■ Provided data ■
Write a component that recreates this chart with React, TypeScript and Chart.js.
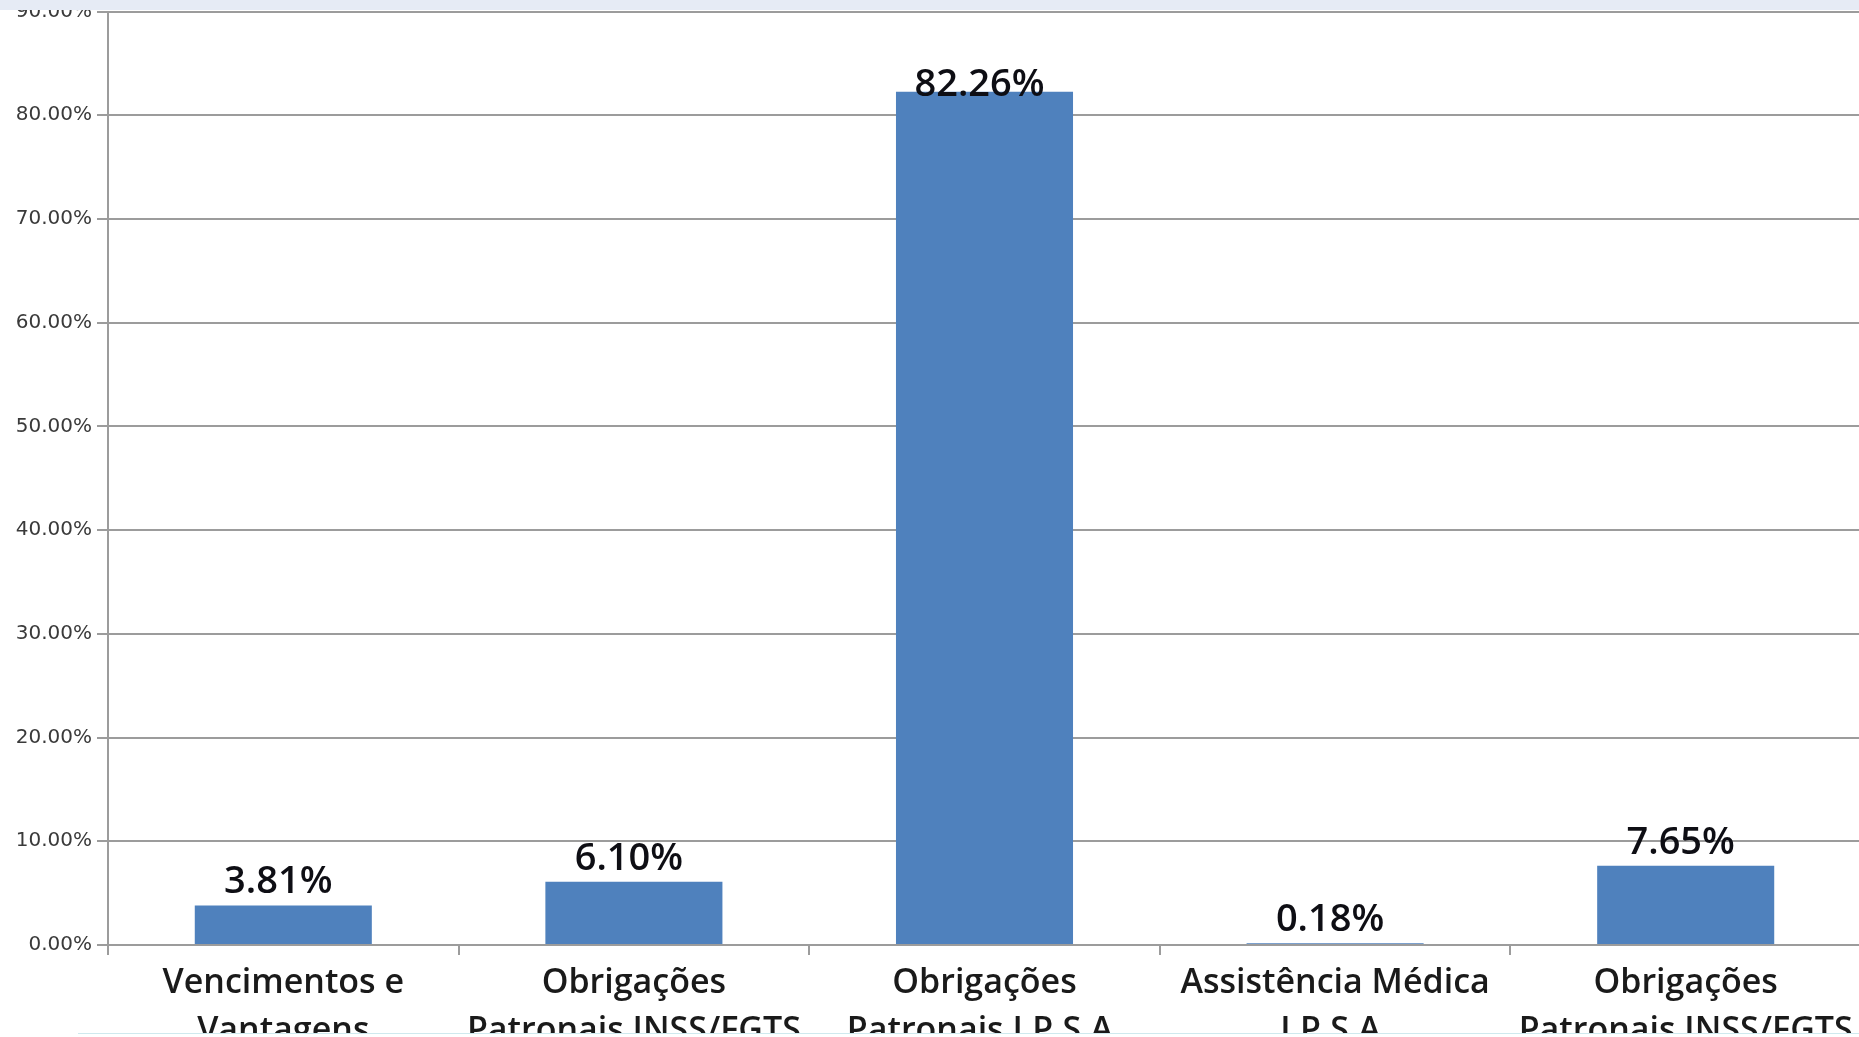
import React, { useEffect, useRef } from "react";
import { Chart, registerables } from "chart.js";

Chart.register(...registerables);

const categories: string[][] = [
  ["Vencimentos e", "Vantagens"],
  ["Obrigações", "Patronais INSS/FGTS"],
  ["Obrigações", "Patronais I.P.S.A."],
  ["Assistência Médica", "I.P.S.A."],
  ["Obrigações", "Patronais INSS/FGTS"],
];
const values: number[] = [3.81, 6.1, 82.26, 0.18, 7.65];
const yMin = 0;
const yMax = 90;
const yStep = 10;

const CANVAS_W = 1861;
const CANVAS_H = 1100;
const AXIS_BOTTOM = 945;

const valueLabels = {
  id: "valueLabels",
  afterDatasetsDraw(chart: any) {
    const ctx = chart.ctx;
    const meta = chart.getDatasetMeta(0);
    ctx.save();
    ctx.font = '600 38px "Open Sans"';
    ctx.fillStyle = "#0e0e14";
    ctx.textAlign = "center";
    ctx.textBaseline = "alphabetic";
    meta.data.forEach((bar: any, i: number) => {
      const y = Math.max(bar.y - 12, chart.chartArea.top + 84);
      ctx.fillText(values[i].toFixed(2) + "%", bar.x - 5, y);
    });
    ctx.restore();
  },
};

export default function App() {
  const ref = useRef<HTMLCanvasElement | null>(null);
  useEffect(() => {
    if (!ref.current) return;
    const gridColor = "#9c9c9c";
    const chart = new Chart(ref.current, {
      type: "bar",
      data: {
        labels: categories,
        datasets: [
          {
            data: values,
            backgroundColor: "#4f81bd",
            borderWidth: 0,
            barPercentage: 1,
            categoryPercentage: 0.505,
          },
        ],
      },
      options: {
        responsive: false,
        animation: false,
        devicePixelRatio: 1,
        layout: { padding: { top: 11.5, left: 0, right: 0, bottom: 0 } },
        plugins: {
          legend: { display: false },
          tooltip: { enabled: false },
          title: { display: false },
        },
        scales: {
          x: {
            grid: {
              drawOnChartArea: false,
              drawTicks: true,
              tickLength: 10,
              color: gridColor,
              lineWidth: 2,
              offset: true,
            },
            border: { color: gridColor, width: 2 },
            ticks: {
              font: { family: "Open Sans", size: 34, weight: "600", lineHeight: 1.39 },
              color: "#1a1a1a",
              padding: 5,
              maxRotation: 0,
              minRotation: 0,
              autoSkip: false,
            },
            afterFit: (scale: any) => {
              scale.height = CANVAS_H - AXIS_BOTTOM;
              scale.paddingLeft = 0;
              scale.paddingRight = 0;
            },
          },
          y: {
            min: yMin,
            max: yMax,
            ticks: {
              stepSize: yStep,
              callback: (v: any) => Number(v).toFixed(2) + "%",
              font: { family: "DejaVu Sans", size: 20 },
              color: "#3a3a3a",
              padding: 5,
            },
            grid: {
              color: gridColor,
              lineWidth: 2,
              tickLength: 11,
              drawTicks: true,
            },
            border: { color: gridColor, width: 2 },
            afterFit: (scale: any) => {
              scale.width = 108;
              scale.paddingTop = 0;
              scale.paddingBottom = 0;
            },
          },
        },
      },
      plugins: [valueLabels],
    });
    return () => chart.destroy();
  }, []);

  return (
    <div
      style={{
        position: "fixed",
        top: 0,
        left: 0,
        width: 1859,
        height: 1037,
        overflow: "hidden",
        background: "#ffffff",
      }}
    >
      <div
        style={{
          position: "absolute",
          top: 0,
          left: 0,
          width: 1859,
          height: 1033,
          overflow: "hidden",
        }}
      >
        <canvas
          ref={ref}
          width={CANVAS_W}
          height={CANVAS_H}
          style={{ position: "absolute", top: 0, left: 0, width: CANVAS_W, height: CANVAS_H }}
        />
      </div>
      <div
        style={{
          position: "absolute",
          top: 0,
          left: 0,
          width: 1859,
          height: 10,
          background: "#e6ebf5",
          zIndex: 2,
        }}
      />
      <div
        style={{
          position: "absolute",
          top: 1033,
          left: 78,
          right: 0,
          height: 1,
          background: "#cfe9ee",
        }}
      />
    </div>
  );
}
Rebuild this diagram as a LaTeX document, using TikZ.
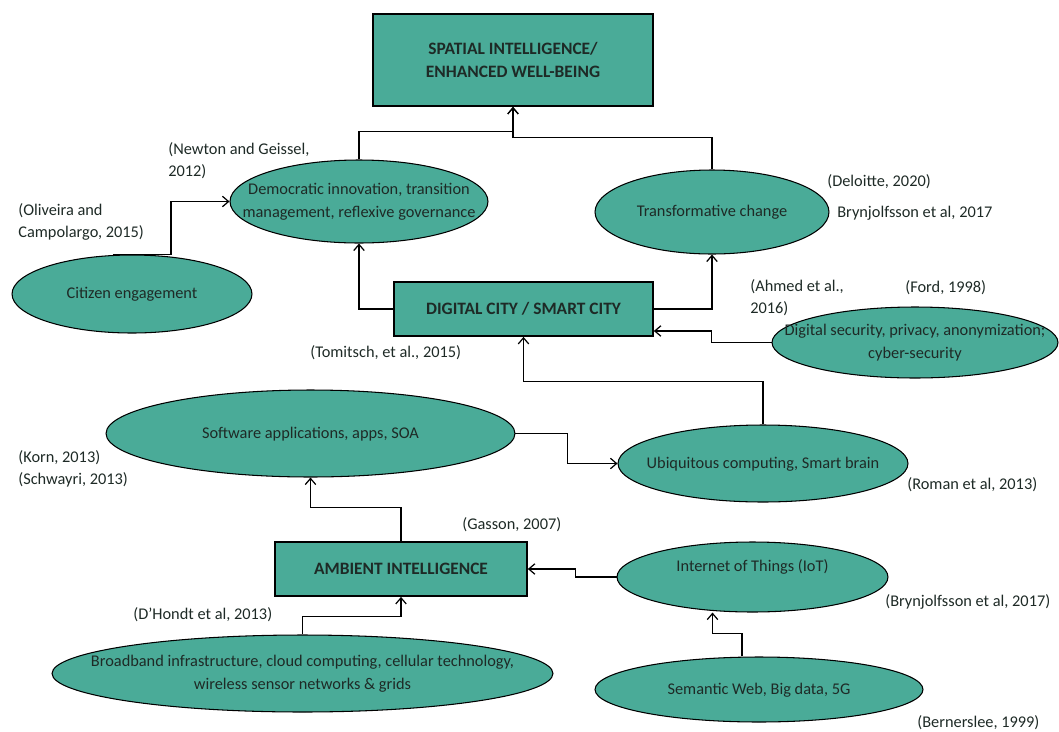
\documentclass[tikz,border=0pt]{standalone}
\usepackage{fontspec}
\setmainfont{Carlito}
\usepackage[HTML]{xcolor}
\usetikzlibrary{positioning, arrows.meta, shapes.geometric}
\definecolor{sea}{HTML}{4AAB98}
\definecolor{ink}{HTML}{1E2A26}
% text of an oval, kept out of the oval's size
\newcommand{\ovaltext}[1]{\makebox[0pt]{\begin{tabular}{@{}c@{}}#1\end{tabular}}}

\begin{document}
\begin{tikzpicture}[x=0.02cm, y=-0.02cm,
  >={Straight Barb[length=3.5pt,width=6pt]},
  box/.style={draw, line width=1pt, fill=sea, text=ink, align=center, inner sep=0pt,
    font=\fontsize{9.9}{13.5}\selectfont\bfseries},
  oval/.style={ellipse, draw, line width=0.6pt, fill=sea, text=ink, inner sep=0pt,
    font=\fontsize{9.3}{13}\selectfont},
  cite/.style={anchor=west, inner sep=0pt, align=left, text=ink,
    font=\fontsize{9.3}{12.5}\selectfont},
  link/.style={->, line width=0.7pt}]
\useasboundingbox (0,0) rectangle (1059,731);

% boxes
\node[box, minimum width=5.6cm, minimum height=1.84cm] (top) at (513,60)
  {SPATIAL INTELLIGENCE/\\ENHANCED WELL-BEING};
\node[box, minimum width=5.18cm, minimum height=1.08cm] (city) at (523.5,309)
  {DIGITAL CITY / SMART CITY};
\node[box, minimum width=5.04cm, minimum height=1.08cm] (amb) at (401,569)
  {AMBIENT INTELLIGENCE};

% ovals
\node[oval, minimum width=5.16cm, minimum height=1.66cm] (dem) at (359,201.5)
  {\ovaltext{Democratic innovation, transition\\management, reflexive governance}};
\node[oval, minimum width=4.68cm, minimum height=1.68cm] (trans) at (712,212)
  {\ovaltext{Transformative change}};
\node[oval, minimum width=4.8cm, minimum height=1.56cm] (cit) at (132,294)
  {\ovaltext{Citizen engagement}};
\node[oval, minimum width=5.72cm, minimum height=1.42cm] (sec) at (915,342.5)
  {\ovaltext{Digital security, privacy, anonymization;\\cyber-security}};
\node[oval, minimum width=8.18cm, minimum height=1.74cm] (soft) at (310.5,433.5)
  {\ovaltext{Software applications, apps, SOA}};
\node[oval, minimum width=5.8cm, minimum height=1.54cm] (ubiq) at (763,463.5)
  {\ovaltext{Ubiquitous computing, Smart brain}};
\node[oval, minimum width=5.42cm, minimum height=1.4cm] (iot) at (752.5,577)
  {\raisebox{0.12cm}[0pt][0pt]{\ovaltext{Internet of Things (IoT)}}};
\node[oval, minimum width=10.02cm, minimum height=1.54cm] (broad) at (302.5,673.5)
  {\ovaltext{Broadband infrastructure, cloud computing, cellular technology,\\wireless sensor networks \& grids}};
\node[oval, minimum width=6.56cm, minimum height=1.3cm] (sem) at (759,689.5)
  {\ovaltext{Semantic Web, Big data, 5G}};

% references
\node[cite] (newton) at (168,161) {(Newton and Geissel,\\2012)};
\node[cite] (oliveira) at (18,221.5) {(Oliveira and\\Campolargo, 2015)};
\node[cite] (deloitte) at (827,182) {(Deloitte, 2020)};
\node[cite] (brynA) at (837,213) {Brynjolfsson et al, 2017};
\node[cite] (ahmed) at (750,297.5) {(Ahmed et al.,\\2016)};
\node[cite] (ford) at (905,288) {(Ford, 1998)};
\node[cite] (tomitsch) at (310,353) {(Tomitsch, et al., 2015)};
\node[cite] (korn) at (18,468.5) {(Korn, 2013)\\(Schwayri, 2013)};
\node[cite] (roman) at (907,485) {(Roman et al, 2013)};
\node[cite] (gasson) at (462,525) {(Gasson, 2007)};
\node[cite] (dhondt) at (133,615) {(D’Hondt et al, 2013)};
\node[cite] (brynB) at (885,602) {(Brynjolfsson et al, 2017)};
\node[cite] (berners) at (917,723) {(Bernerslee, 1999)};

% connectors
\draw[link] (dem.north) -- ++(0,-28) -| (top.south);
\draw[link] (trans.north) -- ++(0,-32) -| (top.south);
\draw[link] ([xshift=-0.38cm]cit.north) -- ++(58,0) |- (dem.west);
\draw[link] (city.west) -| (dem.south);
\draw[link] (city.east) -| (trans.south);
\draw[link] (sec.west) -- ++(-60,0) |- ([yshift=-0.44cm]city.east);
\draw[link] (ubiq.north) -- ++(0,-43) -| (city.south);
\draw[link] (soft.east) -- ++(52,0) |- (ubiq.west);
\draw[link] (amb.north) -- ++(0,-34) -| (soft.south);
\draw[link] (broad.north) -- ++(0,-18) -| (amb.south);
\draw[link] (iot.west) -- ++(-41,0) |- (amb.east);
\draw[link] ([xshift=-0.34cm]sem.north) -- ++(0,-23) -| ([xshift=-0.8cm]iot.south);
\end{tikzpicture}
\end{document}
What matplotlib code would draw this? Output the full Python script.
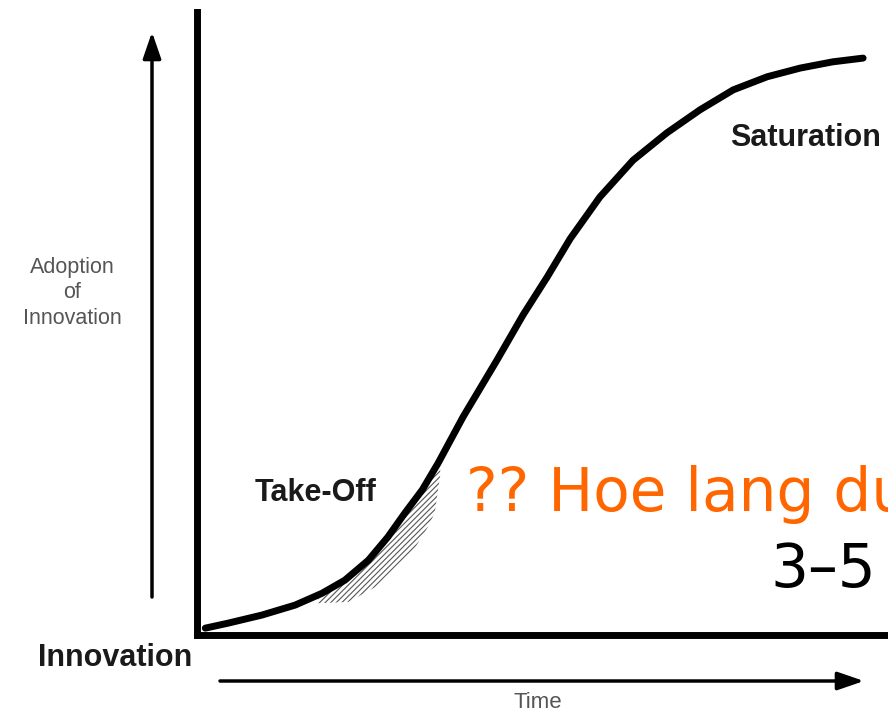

■ Your instructions ■
Please quote exactly the run of lines that starts the entries and ends at the line containing "Chart.register(...registerables);", leaving out every picture.

■ The output ■
Write a component that recreates this chart with React, TypeScript and Chart.js.
import React, { useEffect, useRef } from "react";
import { Chart, registerables } from "chart.js";

Chart.register(...registerables);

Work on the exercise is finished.